### Short exercise
Omit the pictures and output exactly the lines from the start of the entries through the line containing "plt.rcParams['font.weight'] = 'bold'".

### Data records
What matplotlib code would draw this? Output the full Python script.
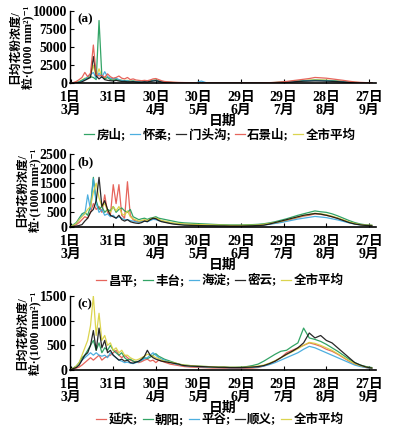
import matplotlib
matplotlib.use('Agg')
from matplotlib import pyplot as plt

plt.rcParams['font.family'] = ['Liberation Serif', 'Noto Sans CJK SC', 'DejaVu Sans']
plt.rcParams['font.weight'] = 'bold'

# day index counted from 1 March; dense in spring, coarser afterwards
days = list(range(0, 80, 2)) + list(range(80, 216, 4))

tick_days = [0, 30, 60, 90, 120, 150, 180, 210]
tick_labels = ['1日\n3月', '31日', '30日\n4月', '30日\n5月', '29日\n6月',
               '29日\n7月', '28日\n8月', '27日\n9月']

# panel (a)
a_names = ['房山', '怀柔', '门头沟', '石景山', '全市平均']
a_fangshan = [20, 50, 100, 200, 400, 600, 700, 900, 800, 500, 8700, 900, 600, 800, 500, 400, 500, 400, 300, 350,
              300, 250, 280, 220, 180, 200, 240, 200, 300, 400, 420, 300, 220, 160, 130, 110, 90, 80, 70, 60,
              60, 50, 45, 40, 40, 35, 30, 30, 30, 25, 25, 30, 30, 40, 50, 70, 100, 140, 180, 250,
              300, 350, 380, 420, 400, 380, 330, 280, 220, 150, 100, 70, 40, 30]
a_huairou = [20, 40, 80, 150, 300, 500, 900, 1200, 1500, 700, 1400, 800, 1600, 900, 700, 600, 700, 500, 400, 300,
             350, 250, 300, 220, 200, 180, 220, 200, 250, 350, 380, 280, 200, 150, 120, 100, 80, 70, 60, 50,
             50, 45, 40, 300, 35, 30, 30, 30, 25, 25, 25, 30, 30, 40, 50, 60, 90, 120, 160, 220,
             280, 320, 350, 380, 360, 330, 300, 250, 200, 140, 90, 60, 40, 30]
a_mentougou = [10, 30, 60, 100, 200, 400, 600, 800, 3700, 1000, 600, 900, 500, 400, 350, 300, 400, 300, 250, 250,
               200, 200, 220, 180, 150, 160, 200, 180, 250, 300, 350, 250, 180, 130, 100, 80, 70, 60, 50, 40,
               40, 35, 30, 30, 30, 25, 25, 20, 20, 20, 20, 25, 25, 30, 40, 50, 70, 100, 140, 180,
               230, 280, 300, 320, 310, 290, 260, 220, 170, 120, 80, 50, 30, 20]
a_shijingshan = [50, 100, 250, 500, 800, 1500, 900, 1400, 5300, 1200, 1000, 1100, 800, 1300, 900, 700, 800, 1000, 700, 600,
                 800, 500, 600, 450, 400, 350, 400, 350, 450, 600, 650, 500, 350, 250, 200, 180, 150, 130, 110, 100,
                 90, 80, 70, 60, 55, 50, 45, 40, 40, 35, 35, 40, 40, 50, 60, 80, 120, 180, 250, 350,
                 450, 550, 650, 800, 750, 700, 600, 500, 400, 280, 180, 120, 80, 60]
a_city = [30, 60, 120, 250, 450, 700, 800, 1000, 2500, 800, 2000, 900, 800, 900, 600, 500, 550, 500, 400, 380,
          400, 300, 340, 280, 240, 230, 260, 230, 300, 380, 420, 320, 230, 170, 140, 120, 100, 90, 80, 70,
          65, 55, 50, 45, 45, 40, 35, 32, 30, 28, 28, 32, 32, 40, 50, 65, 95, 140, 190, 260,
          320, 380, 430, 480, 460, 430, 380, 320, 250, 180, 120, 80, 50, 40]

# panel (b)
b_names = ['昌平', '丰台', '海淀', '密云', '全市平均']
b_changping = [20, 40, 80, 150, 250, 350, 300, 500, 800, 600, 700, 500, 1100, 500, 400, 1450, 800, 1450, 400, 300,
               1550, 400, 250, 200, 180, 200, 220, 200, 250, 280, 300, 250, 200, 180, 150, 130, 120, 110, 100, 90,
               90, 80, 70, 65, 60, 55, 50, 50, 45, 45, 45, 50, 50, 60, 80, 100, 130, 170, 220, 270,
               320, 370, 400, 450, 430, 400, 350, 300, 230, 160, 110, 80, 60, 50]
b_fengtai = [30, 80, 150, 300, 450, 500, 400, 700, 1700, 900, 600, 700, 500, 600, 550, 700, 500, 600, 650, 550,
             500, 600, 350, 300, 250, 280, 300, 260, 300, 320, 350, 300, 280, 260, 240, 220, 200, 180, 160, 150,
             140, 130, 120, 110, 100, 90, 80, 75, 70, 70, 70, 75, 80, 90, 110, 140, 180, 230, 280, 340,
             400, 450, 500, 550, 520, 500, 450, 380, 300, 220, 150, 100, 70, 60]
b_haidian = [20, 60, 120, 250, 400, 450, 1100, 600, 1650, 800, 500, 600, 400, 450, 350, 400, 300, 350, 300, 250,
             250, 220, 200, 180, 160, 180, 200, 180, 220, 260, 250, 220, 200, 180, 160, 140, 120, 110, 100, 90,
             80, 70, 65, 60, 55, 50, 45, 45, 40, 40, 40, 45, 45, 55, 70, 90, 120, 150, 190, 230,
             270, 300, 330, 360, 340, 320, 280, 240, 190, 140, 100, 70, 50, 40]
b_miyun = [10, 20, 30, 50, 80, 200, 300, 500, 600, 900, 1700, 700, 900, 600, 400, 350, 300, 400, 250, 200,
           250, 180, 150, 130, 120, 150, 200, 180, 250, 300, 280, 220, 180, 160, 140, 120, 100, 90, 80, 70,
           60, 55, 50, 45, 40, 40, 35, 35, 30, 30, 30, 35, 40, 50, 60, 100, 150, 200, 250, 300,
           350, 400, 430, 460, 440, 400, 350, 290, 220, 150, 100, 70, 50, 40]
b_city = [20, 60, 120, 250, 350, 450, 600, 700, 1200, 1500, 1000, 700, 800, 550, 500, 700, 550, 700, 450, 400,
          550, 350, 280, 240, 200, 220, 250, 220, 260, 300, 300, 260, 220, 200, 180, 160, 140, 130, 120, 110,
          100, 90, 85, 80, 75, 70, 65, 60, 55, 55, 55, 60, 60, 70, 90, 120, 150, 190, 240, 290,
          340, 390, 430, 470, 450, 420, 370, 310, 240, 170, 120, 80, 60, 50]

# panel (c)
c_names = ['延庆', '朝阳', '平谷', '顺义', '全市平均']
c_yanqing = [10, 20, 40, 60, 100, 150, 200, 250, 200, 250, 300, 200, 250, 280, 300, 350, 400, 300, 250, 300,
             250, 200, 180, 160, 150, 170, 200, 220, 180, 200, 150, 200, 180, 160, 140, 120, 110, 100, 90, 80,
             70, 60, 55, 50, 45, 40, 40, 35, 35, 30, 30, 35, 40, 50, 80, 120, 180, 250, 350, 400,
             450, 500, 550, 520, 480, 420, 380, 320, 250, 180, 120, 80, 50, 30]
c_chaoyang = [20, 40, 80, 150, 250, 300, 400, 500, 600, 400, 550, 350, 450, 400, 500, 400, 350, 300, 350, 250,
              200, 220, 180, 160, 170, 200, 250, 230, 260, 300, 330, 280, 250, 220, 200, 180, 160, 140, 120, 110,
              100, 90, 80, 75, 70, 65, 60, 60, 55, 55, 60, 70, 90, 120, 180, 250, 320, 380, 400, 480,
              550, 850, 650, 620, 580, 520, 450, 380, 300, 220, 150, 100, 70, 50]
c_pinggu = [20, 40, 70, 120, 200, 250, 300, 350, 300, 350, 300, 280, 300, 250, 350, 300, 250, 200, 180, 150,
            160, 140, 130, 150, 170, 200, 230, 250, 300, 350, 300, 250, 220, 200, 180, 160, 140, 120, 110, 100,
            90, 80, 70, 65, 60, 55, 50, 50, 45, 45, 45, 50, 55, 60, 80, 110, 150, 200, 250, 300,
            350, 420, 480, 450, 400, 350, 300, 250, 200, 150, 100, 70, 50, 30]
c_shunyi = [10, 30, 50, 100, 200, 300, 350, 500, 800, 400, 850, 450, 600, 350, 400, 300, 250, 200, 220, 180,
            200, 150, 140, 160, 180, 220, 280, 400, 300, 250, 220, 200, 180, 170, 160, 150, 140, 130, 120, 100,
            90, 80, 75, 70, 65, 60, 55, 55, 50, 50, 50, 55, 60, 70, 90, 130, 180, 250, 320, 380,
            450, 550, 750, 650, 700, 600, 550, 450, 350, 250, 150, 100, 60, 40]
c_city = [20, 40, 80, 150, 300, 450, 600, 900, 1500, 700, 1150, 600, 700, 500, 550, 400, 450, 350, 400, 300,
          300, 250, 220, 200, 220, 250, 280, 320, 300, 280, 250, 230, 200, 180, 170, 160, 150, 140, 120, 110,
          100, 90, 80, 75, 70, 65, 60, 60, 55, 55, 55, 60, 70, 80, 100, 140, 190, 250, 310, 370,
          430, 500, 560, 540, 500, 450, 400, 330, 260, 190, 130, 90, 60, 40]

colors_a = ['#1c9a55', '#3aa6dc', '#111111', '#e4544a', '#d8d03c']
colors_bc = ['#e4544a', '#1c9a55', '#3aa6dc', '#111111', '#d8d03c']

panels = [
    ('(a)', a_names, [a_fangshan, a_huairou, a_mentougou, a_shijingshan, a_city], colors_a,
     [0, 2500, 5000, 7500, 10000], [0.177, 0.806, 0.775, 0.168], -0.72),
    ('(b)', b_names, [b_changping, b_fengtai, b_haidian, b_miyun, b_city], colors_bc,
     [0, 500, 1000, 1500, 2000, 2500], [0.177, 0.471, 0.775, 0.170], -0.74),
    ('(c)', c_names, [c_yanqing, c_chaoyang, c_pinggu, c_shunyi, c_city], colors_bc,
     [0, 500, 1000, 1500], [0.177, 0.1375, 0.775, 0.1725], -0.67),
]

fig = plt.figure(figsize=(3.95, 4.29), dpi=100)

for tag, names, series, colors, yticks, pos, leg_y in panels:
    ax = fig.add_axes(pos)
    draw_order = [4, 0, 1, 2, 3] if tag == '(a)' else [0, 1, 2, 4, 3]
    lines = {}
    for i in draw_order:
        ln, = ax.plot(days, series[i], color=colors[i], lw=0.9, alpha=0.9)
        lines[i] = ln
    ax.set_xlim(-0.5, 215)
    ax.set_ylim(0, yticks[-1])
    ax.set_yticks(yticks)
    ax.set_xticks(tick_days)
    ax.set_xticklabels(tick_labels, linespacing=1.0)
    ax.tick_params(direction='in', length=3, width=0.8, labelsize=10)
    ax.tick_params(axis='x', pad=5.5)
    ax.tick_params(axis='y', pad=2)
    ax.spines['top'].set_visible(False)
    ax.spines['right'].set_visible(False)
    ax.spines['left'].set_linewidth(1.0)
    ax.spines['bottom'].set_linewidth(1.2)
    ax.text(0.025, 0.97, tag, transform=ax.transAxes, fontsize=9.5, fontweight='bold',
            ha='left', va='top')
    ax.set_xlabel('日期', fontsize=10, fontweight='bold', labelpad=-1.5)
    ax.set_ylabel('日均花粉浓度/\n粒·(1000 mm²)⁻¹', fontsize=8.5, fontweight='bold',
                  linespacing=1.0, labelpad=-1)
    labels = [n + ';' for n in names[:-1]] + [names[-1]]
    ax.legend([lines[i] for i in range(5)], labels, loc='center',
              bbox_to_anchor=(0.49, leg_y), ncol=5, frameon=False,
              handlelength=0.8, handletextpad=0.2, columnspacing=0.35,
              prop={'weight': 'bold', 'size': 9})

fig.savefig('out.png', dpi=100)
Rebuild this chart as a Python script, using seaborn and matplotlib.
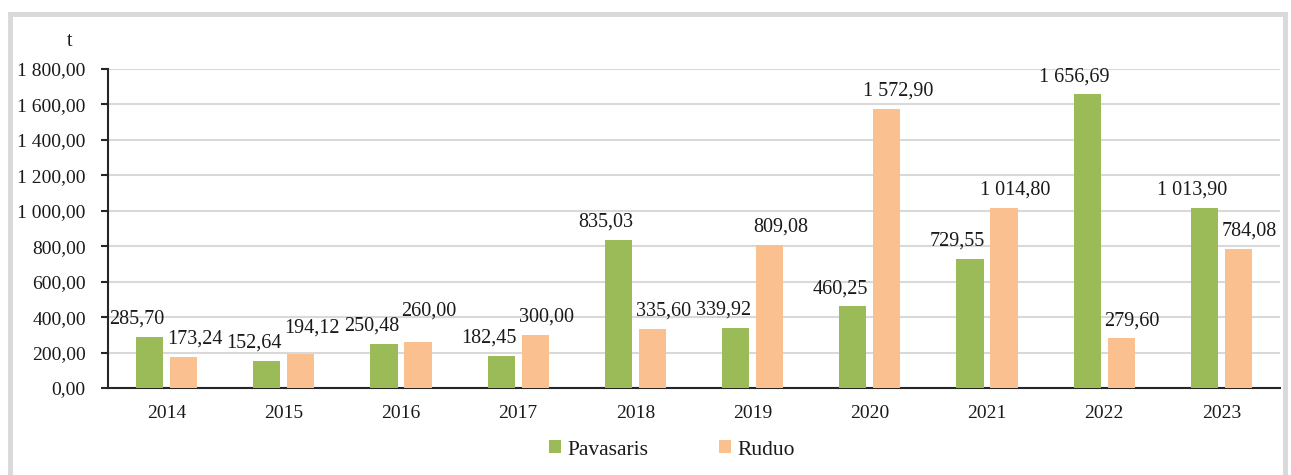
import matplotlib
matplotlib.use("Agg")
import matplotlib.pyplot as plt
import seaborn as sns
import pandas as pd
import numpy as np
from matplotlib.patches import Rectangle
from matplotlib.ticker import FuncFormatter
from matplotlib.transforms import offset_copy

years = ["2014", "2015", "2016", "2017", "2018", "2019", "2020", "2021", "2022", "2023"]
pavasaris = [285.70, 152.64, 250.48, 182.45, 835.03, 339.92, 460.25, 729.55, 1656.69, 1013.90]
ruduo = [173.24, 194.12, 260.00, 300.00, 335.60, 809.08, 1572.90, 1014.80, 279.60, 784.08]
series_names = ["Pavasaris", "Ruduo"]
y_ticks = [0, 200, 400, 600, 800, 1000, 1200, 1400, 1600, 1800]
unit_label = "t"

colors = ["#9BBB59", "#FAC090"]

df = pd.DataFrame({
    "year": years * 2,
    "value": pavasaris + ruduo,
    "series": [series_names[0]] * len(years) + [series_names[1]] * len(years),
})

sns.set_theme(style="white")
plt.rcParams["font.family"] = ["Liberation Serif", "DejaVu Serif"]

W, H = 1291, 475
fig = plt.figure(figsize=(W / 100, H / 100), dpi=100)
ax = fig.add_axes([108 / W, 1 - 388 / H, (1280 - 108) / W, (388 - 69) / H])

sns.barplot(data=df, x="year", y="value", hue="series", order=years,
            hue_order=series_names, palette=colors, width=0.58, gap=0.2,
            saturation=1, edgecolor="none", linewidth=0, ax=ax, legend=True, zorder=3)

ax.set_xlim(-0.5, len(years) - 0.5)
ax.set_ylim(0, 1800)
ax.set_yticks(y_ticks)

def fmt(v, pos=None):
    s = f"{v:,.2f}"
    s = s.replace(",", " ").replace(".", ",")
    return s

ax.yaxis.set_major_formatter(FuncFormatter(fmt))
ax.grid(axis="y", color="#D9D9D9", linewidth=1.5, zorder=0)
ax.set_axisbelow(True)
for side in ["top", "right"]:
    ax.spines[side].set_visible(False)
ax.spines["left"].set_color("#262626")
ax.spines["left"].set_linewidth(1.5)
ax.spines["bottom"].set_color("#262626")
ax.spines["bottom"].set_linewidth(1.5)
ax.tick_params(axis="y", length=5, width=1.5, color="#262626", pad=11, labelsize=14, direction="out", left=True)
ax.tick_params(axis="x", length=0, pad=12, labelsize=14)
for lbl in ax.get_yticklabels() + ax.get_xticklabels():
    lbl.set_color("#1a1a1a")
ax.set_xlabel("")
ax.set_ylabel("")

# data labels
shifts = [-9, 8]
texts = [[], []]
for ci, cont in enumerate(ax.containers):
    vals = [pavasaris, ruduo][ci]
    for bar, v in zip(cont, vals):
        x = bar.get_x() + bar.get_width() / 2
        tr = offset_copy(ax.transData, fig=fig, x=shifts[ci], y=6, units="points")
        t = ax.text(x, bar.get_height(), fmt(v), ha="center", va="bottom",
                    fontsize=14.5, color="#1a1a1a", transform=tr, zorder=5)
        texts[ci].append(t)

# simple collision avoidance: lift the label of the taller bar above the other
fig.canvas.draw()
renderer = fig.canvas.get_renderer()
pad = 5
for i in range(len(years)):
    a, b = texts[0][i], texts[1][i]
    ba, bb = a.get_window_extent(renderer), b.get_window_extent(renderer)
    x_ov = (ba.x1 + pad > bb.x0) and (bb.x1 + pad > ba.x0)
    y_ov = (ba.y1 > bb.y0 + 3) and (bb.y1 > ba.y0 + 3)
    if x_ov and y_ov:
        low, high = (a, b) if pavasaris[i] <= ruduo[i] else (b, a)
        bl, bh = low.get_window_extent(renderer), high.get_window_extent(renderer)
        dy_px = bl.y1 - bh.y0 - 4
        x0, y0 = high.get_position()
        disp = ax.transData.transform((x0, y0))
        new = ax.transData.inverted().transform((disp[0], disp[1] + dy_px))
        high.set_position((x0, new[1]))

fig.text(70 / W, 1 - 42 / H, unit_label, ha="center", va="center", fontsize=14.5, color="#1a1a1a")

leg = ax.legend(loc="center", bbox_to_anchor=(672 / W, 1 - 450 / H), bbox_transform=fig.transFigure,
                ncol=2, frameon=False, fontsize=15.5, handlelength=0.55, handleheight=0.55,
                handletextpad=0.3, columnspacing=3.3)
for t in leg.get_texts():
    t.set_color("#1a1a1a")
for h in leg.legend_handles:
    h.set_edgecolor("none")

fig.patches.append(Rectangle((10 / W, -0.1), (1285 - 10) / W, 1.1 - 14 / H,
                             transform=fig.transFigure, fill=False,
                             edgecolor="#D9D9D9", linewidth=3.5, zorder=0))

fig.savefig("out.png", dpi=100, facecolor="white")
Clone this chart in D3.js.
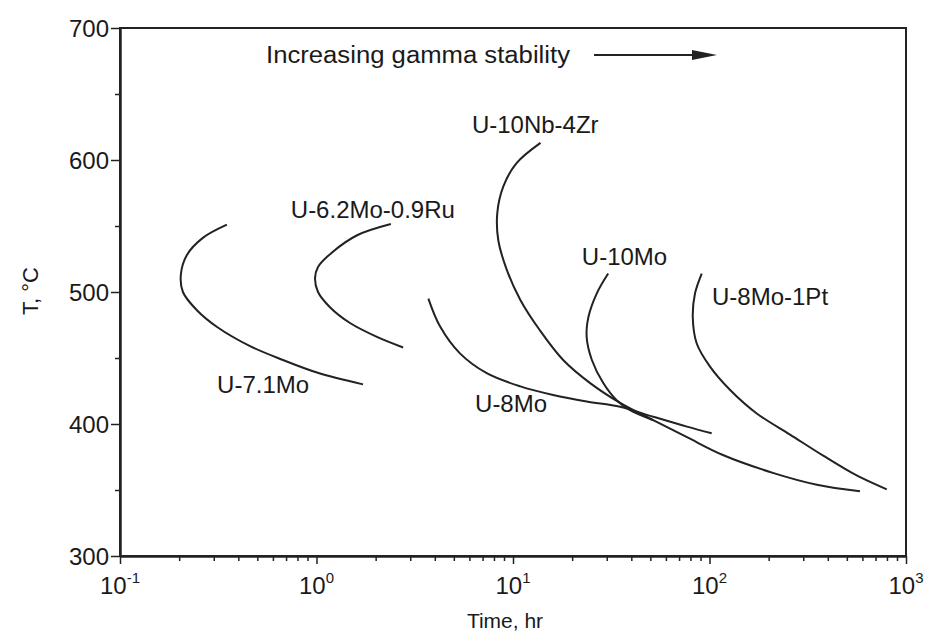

### Correct result
What matplotlib code would draw this? Output the full Python script.
import matplotlib
matplotlib.use('Agg')
from matplotlib import pyplot as plt

plt.rcParams['font.family'] = ['Liberation Serif', 'Noto Sans CJK SC', 'DejaVu Sans']
plt.rcParams['font.weight'] = 'bold'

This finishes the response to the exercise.